Go8 Executive Director Michael Gallagher told University World News that the initial focus would be on three issues: a joint statement from the four groups on the roles and importance of contemporary research universities; benchmarking data so universities in each of the groups could be compared in terms of their capacity and performance; and the relationship of the network with the global research council, which at present had no “provider universities” input.

“We are exploring how far we can get with these three issues and then perhaps start talking about other things such as MOOCs [massive open online courses],” Gallagher said. “Research universities in many countries are facing a narrow instrumentalism by the state as well as funding pressures and more intrusiveness over what is considered to be worthwhile in research.”

He and LERU’s Secretary General Professor Kurt Deketelaere are using the US Academic Analytics benchmarking database to develop ways of comparing universities in the four groups.

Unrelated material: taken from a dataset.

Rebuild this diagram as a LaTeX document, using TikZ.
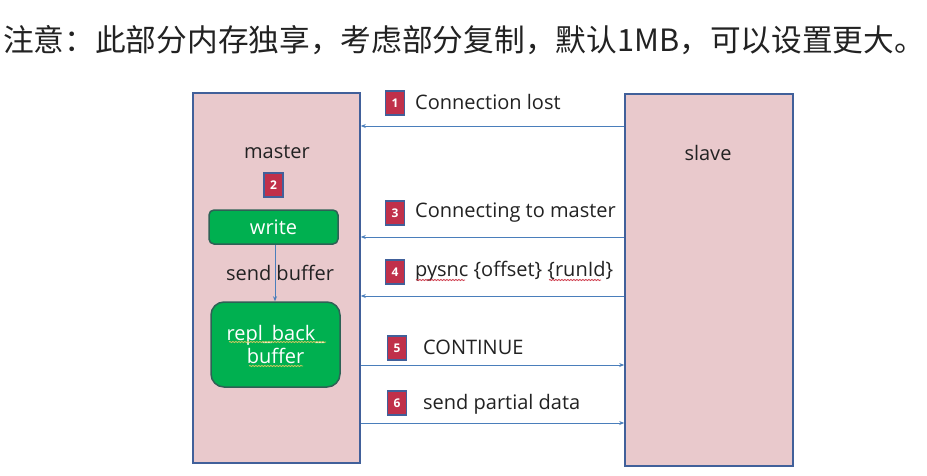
\documentclass[tikz,border=0pt]{standalone}
\usepackage{fontspec}
\setmainfont{Open Sans}
\newfontfamily\cjk{Noto Sans CJK SC}
\usetikzlibrary{arrows.meta,decorations.pathmorphing}
\definecolor{boxfill}{HTML}{E9C9CC}
\definecolor{boxline}{HTML}{41609A}
\definecolor{arrcol}{HTML}{4A7EBB}
\definecolor{badgecol}{HTML}{C0304A}
\definecolor{gfill}{HTML}{00B050}
\definecolor{gline}{HTML}{2E6155}
\definecolor{txt}{HTML}{222222}
\definecolor{spellred}{HTML}{D04050}
\definecolor{spellyel}{HTML}{C8C860}
\begin{document}
\begin{tikzpicture}[x=1pt,y=-1pt,
  panel/.style={draw=boxline, fill=boxfill, line width=1.6pt, inner sep=0pt},
  conn/.style={draw=arrcol, line width=1pt, -{Stealth[length=5pt,width=4pt]}},
  badge/.style={draw=boxline, fill=badgecol, line width=1.3pt, minimum width=19pt, minimum height=24pt, inner sep=0pt, text=white, font=\fontsize{12}{14}\selectfont\bfseries},
  lbl/.style={anchor=west, inner sep=0pt, text=txt, font=\fontsize{20}{24}\selectfont},
  plain/.style={text=txt, inner sep=0pt, font=\fontsize{20}{24}\selectfont},
  gbox/.style={draw=gline, fill=gfill, line width=1.5pt, text=white, inner sep=0pt, align=center, font=\fontsize{20}{22}\selectfont},
  wavy/.style={decorate, decoration={snake, amplitude=0.6pt, segment length=3pt}, line width=0.8pt}
]
\useasboundingbox (0,0) rectangle (927,475);
\fill[white] (0,0) rectangle (927,475);

\node[anchor=west, inner sep=0pt, text=txt, font=\cjk\fontsize{30.7}{36}\selectfont] (title) at (3,40) {注意：此部分内存独享，考虑部分复制，默认1MB，可以设置更大。};

\node[panel, minimum width=167pt, minimum height=370pt] (master) at (276.5,278) {};
\node[panel, minimum width=168pt, minimum height=372pt] (slave) at (709,280) {};

\node[plain] (mlabel) at (277,152) {master};
\node[plain] (slabel) at (708,153) {slave};
\node[badge] (b2) at (273.5,185) {2};

\node[gbox, rounded corners=5pt, minimum width=129pt, minimum height=34pt] (write) at (273.5,227) {write};
\node[gbox, rounded corners=13pt, minimum width=129pt, minimum height=85pt] (repl) at (275.5,344.5) {repl\_back\_\\[1pt]buffer};
\draw[conn, line width=0.9pt] (write.south -| 275,0) -- (repl.north -| 275,0);
\node[plain] (sendbuf) at (280,273) {send buffer};

% spelling marks in repl box
\draw[spellyel, wavy] (229,342) -- (326,342);
\draw[spellyel, wavy] (249,366) -- (303,366);

% arrows
\coordinate (y1) at (0,126);
\coordinate (y3) at (0,237);
\coordinate (y4) at (0,296);
\coordinate (y5) at (0,365);
\coordinate (y6) at (0,423);
\draw[conn] (slave.west |- y1) -- (master.east |- y1);
\draw[conn] (slave.west |- y3) -- (master.east |- y3);
\draw[conn] (slave.west |- y4) -- (master.east |- y4);
\draw[conn] (master.east |- y5) -- (slave.west |- y5);
\draw[conn] (master.east |- y6) -- (slave.west |- y6);

% labels
\node[badge] (b1) at (395,103) {1};
\node[lbl] (l1) at (415,102) {Connection lost};
\node[badge] (b3) at (395,213) {3};
\node[lbl] (l3) at (415,213) {Connecting to master};
\node[badge] (b4) at (395,272) {4};
\node[lbl] (l4) at (415,271) {pysnc \{offset\} \{runId\}};
\node[badge] (b5) at (397,348) {5};
\node[lbl] (l5) at (423,347) {CONTINUE};
\node[badge] (b6) at (397,403) {6};
\node[lbl] (l6) at (423,404) {send partial data};

% spelling marks on pysnc / runId
\draw[spellred, wavy] (416,280) -- (465,280);
\draw[spellred, wavy] (549,280) -- (601,280);
\end{tikzpicture}
\end{document}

The Analytics database includes information on 270,000 academics associated with more than 9,000 PhD programmes and 10,000 departments at more than 385 universities in the US and abroad. The data are structured so they can be used for comparisons at a discipline-by-discipline level as well as overall university performance.

Deketelaere told University World News that he and Gallagher were investigating what part of the Analytics data set could be adapted to form a core comparative database to examine each university in the network. The aim was to compare the member universities with one another rather than relying on the commercially produced league tables.

“We are discussing collaboration with Academic Analytics [AA], which has developed instruments that could be beneficial for us as universities to compare ourselves. But the challenge for AA would be in working with continental European universities, where there is this diversity of languages. That makes it difficult to adapt all Analytics instruments for publications in different languages,” he said.

“We have challenged them by saying 'we would like to work with you if you can solve the language problems, collect all the publications in different languages and put the details in your system'.

“Academic Analytics has the advantage of being a commercial firm that is headed by academics, so they really know the types of questions that need to be asked and they know how the academic system functions.”

Referring to the global council of funding agencies, Deketelaere said the fundamental question for research universities was what “the global rules of this game" and "who was going to establish the rules”. He said the research-intensive universities wanted to have a say in determining those rules.

“Obviously we have a great deal of sympathy for the research funding agencies because they provide us with significant amounts of money. But, on the other hand, they have a bad habit of speaking only for themselves and often they refer to ‘their researchers’, the ones they fund, whereas those researchers are in universities.

“So although our sympathy is with the agencies, we want to avoid them speaking for us when I think we are clever enough to speak for ourselves.”

Deketelaere said the fact that the agencies now had a global council meant research-intensive universities had to be sure they had a voice in the global debate. With the university groups joining forces, they could help one another in tackling common problems and also learn from one another.

Who they are

The Association of American Universities is an invitation-only association of 62 top public and private research universities in the US and Canada that employ some 680,000 staff. Federal grants total more than US$20 billion, with a further US$5 billion provided by the institutions. They enrol more than 1.1 million undergraduates and 550,000 graduate students.

The League of European Research Universities is an association of 21 leading research-intensive universities founded in 2002. It includes the universities of Barcelona, Cambridge, Edinburgh, Heidelberg, Milan, Oxford, Paris-Sud and Zurich. In total, the universities employ 55,000 academic and 55,000 professional staff and enrol more than 550,000 students. Their collective annual research budget exceeds €5 billion (US$6.5 billion).

The C9 League of Chinese Universities formed themselves in October 2009 as China’s equivalent to the US Ivy League. This followed a decision in May that year by the Chinese government to select the nine universities for additional funding for an initial period of three years. They include Fudan, Nanjing, Peking, Shanghai Jiao Tong and Tsinghua universities. Collectively, the nine absorb about 10% of China’s R&D expenditures and generate more than 20% of the nation’s output of journal articles.

The Australian Group of Eight is a coalition of eight research-intensive universities that began in 1994 as an informal network of vice-chancellors and was then formally incorporated in 1999. With a total of 24,000 academics, 24,000 professional staff and a student enrolment exceeding 250,000, the group collectively has an annual research income of more than US$2.2 billion and plays a significant role in the educational and political life of the nation.